◆ Goal
Identify all lines in the listing that include the word "this", and copy them out.

** start of Supplied records **

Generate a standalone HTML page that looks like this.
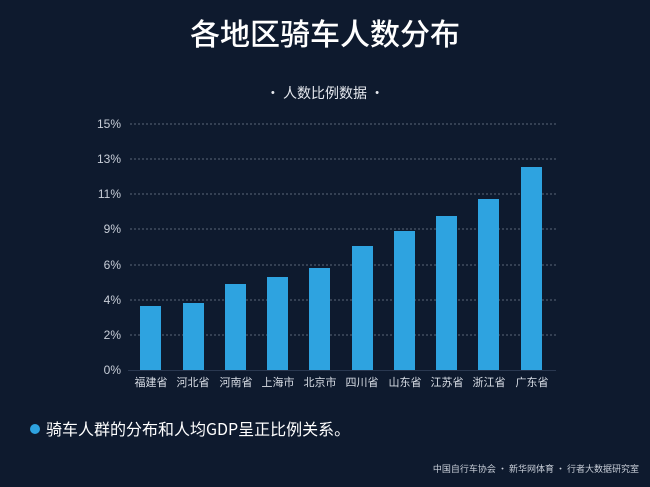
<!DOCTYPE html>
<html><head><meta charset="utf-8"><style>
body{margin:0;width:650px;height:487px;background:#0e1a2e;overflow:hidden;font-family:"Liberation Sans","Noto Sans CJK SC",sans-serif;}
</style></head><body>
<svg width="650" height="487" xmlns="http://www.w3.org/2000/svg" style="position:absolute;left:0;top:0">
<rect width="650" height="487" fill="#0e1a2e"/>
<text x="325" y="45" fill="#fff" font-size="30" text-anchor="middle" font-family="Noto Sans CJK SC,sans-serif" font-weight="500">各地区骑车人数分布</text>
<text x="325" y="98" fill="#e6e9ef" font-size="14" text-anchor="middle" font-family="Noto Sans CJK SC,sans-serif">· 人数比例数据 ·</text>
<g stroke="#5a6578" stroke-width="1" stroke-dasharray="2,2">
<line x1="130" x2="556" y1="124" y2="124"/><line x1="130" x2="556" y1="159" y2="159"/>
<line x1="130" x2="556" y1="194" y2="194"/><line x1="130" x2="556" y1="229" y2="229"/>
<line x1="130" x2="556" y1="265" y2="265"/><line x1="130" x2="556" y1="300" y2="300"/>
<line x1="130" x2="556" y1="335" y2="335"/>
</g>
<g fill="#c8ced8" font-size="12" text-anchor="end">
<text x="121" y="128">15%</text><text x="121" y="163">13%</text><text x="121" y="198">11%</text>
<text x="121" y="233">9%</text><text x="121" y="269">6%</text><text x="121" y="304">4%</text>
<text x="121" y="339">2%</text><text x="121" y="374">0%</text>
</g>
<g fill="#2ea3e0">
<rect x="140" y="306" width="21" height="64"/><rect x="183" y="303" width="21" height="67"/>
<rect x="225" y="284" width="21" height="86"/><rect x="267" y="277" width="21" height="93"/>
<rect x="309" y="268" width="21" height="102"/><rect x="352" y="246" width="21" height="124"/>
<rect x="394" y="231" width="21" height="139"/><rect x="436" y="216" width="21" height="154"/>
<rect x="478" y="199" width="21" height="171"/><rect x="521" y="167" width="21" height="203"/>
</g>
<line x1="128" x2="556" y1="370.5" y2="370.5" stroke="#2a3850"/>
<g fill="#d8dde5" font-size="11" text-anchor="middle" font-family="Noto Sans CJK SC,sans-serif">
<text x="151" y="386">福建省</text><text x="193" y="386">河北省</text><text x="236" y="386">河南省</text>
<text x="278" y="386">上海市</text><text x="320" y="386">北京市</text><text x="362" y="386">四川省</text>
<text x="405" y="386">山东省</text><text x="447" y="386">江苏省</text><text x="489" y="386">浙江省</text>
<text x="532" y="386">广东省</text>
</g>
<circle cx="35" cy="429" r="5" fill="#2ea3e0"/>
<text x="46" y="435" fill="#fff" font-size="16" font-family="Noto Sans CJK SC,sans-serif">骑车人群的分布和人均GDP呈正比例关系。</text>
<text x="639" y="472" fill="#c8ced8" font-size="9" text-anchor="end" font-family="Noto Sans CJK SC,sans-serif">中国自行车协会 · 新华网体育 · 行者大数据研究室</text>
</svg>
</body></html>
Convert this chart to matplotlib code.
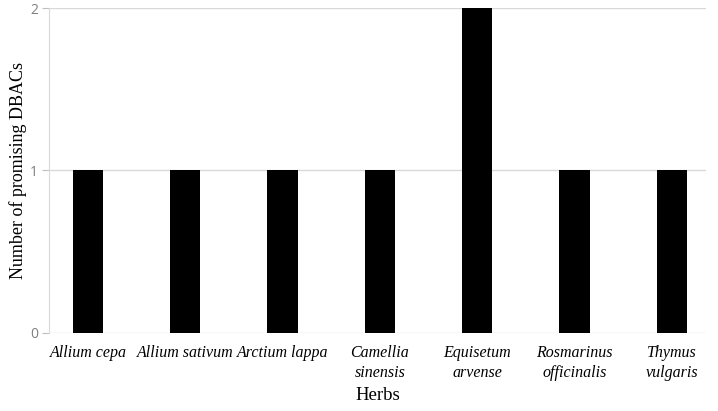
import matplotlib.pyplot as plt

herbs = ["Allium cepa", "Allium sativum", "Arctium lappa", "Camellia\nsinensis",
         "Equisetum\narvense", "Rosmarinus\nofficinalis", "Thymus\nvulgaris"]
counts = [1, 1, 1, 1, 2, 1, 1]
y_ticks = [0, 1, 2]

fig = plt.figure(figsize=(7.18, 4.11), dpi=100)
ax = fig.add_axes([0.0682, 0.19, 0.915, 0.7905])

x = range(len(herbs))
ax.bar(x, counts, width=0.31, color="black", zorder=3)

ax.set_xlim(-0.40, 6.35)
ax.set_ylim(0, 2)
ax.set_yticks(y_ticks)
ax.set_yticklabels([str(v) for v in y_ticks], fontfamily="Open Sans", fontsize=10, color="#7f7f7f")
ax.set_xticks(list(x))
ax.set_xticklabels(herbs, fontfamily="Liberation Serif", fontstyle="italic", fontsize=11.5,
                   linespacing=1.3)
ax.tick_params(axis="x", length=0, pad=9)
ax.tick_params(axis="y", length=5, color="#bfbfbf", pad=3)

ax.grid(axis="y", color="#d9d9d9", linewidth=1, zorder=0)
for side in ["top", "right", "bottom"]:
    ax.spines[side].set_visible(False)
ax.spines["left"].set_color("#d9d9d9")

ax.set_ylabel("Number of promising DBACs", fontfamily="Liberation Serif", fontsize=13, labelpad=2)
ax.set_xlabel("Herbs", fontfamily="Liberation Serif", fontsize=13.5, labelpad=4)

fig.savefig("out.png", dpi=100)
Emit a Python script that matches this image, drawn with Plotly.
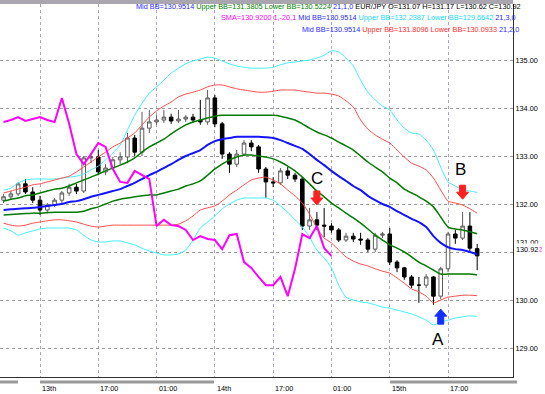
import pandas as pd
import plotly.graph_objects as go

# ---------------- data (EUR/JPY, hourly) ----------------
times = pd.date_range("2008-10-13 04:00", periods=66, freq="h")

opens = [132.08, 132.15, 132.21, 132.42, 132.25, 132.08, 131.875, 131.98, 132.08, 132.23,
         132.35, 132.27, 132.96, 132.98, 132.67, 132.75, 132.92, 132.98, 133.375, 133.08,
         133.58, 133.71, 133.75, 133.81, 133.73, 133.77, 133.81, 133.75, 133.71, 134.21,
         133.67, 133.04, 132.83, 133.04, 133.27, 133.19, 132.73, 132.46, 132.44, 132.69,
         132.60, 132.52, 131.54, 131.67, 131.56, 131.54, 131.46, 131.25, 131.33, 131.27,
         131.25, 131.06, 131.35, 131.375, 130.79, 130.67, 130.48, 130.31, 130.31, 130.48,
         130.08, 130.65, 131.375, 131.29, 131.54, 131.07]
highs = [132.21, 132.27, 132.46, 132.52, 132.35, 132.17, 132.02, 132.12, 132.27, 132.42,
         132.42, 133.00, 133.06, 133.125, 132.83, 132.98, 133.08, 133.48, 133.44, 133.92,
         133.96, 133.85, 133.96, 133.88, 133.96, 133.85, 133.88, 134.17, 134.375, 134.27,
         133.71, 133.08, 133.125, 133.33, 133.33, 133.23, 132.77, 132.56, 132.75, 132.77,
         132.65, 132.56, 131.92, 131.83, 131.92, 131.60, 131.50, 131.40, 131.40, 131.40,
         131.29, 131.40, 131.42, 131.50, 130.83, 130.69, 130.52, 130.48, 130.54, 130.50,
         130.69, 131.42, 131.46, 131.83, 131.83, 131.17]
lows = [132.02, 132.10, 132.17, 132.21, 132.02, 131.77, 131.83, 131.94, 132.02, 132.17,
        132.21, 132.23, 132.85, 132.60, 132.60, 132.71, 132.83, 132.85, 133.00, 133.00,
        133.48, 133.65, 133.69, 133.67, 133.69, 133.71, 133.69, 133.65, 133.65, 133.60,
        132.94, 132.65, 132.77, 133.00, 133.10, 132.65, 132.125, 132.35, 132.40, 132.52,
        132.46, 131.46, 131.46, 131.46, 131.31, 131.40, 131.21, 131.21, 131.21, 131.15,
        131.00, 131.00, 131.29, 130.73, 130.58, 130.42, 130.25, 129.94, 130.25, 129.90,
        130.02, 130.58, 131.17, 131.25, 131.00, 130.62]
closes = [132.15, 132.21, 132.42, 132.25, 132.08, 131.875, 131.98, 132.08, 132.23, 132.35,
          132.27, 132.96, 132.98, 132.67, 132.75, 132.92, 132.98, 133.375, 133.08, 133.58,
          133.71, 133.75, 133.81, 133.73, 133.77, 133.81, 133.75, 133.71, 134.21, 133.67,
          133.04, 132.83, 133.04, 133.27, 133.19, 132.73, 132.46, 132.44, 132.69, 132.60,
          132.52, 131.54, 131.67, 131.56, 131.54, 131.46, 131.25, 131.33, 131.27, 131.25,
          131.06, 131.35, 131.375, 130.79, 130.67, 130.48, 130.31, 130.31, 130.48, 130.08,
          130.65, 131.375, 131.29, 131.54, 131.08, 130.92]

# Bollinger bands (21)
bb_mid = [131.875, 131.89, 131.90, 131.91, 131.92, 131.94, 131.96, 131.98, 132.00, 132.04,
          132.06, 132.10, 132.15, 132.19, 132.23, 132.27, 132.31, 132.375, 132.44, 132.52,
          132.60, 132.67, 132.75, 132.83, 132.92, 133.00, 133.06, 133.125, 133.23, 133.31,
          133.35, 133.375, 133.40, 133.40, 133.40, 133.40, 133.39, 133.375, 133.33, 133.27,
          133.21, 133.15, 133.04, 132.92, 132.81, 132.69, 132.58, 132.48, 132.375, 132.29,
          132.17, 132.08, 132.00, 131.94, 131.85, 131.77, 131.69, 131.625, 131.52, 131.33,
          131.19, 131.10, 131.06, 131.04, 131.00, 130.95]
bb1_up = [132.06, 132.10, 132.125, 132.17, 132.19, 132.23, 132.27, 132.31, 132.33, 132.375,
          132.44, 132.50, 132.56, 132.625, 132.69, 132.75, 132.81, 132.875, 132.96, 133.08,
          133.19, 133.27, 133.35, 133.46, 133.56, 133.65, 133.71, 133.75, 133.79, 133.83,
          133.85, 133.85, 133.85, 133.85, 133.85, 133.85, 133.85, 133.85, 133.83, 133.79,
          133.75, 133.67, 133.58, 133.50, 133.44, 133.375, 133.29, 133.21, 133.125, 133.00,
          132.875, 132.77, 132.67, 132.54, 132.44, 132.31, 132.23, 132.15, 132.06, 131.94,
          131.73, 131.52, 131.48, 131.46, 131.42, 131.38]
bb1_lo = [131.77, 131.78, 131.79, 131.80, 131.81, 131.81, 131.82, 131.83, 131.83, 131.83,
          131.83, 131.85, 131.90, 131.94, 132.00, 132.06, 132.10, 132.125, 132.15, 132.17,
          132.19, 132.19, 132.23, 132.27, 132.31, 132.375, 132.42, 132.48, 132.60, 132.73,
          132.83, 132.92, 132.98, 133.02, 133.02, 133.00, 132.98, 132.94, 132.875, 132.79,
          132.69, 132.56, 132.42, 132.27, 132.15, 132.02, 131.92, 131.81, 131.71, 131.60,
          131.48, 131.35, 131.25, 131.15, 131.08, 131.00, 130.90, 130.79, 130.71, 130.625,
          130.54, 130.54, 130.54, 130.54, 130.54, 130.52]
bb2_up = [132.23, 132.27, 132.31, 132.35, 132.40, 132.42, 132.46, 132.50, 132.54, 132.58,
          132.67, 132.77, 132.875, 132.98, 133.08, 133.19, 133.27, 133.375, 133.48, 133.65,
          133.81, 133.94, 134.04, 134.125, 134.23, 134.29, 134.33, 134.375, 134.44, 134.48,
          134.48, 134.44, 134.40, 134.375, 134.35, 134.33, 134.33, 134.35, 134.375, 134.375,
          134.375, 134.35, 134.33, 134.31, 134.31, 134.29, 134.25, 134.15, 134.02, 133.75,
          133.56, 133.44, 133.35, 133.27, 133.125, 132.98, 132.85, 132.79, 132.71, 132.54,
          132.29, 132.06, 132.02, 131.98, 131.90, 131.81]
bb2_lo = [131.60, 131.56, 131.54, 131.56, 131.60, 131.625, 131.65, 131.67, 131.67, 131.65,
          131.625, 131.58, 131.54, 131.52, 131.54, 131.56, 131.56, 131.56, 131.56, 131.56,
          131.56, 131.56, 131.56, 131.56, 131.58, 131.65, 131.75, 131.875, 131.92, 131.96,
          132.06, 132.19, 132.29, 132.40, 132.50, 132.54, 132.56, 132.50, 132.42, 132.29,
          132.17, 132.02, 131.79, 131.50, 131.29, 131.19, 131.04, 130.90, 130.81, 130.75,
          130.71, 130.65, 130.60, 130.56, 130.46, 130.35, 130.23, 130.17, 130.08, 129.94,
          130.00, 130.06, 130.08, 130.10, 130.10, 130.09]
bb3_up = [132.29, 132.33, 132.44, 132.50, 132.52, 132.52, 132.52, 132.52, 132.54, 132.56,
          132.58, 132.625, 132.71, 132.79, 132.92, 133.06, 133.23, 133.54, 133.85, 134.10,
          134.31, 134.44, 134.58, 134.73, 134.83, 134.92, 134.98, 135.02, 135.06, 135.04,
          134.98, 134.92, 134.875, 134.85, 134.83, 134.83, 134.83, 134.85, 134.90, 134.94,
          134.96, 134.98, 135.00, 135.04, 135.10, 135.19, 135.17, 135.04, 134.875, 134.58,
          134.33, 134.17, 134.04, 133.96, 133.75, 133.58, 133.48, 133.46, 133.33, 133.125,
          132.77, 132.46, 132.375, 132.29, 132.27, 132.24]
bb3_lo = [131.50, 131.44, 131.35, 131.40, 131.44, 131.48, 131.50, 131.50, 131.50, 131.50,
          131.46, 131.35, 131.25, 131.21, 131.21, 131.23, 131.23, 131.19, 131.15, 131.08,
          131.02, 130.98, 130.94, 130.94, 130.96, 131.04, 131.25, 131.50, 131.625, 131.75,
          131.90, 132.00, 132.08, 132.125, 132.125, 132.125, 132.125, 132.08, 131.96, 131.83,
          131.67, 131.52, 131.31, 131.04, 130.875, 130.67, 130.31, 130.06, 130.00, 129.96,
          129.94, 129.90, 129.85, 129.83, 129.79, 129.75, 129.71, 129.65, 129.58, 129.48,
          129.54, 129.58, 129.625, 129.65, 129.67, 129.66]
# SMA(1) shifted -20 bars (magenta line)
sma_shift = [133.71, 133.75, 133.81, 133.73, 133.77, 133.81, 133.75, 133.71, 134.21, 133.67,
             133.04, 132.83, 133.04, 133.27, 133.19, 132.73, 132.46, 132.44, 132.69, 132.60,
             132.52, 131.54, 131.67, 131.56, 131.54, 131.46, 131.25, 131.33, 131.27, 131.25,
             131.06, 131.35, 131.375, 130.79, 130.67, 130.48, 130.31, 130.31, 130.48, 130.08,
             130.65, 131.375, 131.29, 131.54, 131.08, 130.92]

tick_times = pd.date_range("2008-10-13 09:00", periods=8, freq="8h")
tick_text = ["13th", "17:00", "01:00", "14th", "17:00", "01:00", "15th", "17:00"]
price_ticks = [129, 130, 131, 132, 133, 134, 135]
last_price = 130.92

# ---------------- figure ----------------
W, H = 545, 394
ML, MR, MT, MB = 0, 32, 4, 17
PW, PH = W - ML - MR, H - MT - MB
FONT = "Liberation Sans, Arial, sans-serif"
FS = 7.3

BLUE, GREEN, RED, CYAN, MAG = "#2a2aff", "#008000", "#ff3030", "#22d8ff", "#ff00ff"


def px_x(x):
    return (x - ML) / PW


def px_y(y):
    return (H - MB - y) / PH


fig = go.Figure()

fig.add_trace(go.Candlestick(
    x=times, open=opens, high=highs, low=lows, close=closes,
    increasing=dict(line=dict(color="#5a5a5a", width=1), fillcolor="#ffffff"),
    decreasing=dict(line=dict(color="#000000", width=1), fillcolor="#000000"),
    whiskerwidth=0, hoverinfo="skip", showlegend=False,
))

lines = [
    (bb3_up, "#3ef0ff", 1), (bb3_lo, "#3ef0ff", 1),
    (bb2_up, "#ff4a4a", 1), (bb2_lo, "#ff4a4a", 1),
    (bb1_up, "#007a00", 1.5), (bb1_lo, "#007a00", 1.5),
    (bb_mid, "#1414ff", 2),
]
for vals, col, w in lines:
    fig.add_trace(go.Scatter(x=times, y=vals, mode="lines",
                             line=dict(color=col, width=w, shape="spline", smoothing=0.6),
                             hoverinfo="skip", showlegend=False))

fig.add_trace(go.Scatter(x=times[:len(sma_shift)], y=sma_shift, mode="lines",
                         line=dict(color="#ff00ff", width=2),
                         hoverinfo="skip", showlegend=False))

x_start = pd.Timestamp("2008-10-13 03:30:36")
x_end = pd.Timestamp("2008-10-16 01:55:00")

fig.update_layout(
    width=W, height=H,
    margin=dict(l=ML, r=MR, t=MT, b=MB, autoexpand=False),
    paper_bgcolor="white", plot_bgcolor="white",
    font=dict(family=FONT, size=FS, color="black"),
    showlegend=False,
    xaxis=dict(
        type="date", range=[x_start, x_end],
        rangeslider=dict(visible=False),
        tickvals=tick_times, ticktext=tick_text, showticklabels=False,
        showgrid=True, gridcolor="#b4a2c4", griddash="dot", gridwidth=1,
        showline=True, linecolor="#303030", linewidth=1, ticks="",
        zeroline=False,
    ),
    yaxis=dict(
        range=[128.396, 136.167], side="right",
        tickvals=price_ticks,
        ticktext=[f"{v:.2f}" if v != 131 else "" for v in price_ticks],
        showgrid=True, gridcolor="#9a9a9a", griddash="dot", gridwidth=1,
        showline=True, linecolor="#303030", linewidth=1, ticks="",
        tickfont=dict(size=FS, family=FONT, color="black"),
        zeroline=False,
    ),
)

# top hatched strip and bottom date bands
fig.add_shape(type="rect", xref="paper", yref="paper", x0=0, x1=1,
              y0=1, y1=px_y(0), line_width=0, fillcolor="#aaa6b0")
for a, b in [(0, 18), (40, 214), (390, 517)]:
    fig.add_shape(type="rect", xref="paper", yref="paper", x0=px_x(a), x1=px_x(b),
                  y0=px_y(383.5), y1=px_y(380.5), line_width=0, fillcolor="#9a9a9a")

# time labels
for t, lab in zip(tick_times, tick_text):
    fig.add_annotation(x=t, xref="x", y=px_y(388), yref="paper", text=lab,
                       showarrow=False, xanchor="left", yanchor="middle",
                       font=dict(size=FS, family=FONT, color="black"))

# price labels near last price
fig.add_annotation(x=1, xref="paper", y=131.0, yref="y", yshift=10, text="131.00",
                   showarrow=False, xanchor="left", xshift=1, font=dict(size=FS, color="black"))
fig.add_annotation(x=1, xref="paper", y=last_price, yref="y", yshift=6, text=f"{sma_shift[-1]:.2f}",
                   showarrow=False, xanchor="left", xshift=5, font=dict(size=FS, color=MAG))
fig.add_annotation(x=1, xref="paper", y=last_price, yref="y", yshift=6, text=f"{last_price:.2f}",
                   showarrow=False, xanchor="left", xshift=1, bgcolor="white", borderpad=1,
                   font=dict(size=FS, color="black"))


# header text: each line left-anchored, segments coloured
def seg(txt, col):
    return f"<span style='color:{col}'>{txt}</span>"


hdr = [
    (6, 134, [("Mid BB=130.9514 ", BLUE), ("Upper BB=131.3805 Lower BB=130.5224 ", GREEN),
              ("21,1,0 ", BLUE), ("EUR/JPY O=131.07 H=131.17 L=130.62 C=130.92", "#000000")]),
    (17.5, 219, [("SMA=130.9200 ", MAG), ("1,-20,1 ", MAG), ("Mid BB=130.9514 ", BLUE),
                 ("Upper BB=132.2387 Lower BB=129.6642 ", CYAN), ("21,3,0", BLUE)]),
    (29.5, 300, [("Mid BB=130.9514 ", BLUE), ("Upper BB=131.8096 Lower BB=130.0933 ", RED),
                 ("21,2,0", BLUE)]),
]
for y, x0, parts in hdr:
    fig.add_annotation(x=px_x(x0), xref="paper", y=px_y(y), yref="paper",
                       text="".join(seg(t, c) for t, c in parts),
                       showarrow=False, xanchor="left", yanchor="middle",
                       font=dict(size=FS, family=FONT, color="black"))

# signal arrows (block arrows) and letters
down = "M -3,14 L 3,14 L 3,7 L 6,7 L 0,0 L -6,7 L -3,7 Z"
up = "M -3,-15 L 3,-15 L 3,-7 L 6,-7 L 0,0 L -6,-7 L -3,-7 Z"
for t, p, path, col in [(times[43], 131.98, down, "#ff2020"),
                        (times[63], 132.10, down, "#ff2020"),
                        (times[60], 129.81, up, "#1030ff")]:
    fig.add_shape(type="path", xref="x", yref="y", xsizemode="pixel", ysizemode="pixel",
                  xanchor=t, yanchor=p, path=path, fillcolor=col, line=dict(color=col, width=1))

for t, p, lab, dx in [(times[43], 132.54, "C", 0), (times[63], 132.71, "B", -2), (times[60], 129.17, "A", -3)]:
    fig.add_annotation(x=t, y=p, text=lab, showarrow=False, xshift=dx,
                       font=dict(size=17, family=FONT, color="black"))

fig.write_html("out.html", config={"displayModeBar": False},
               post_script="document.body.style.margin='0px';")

** end of Supplied records **

◆ The answer
Generate a standalone HTML page that looks like this.
Convert this chart to matplotlib code.
Emit a Python script that matches this image, drawn with Plotly.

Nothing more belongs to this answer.